Mom still gives me big hugs.

Once I told my Mom that my life had taken a turn of self-destruction and I was not slowing down on the downward spiral. She told me I'd have to give up my kids to my loser, ex-dancer ex-husband if I didn't straighten up. Just kidding. But, I did tell her a few years ago that I had been drinking, and she looked at me the way moms look at their children, with that look - just like that, if a facial expression could have italics - and said simply, "May, don't do that." So, I didn't do that.

Without fail, before my mom and I hang up from a phone conversation, she tells me to be careful. I mean, occasionally there's that part about wanting grandkids and the part about asking when I get to see her next or when I'm finally going to apply for naturalization, but always, she calls me her baby girl and tells me she loves me and to be careful. This woman, who knows the value of hard work and sacrifice and loving her children with every fiber of her being, and with that love overflowing from her pure heart, she always remembers.

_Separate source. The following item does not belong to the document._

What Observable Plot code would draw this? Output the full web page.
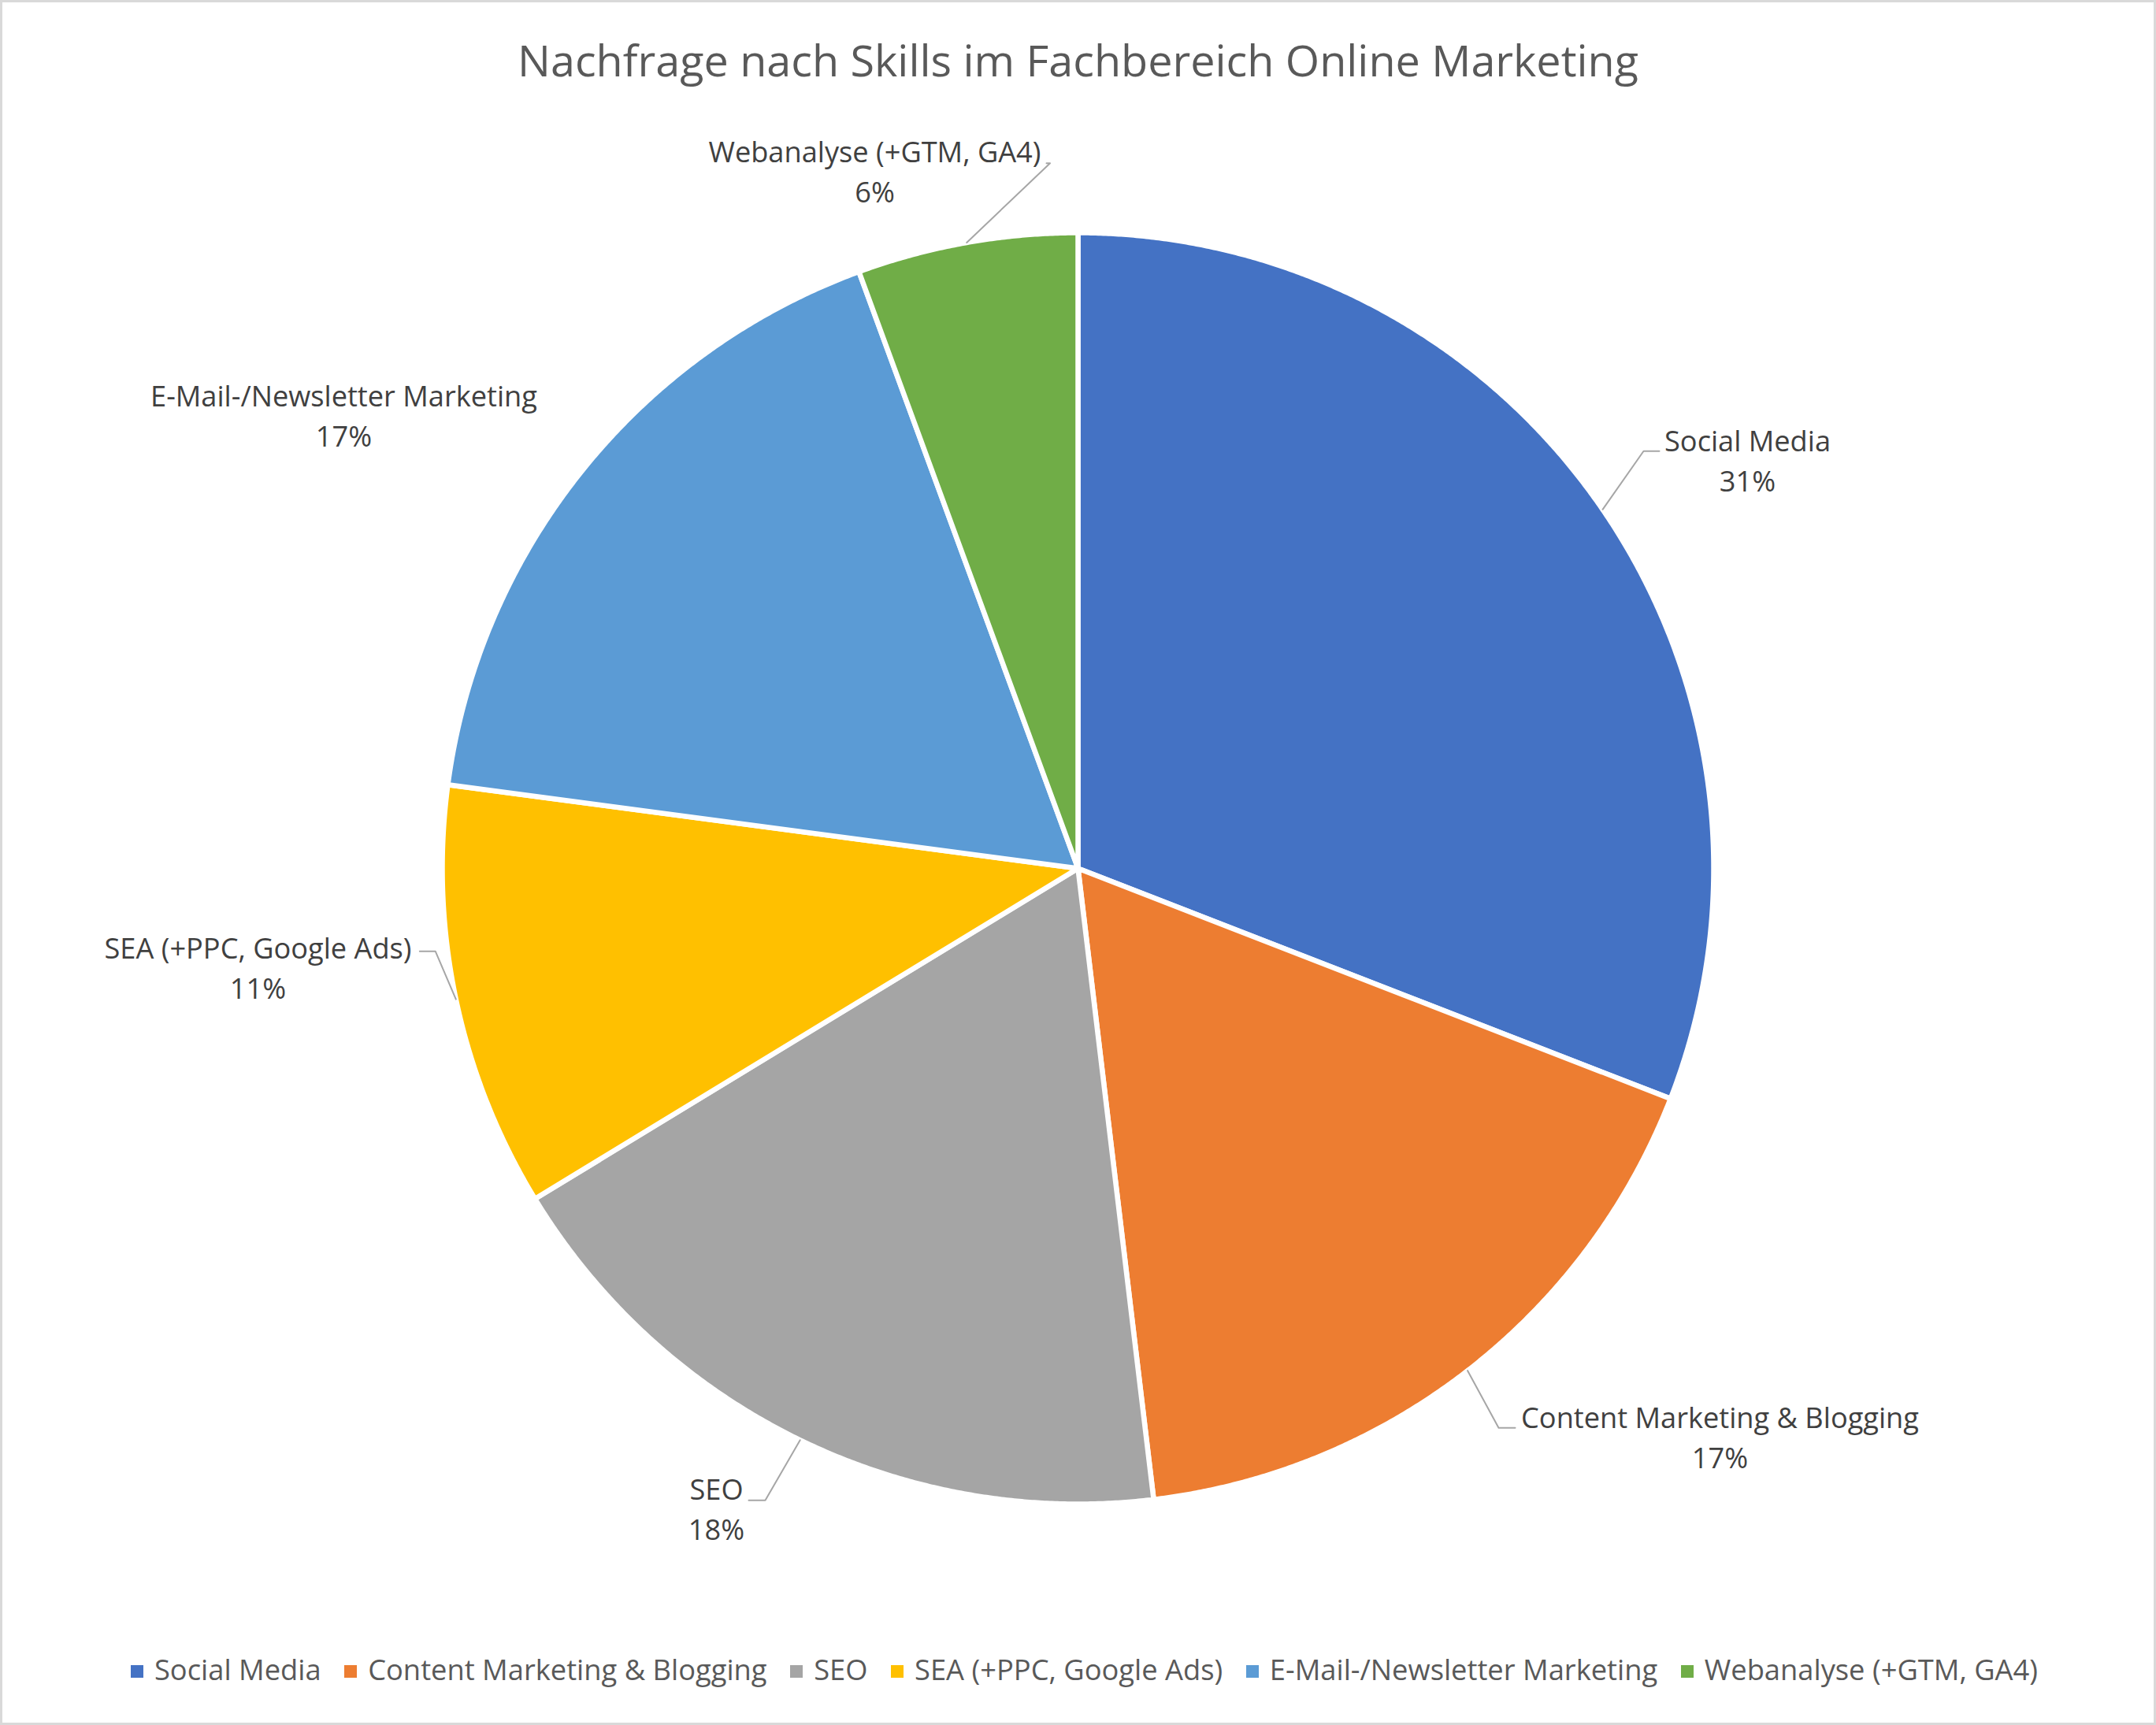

This woman, who's given up so much, worked so hard so that I could have a good life in this blessed country, who's always accepted my friends and was always open to my passions, has taught me to stay close to God or find him whenever I may stray from the path, deserves my willing and enthusiastic compliance when she tells me what to do. So I do it, because I love my mom. I do it, because she understands the value of work and diligence and education. She gave me Sesame Street. She's not perfect, but who is? She's the most wonderful woman, such a beautiful woman, the best mom anyone could ever ask or hope for, and I can't imagine my life without her guiding me through it. So, I do it. I do what she says: I am careful. I love you so, so much, Mama. Happy Mothers' Day.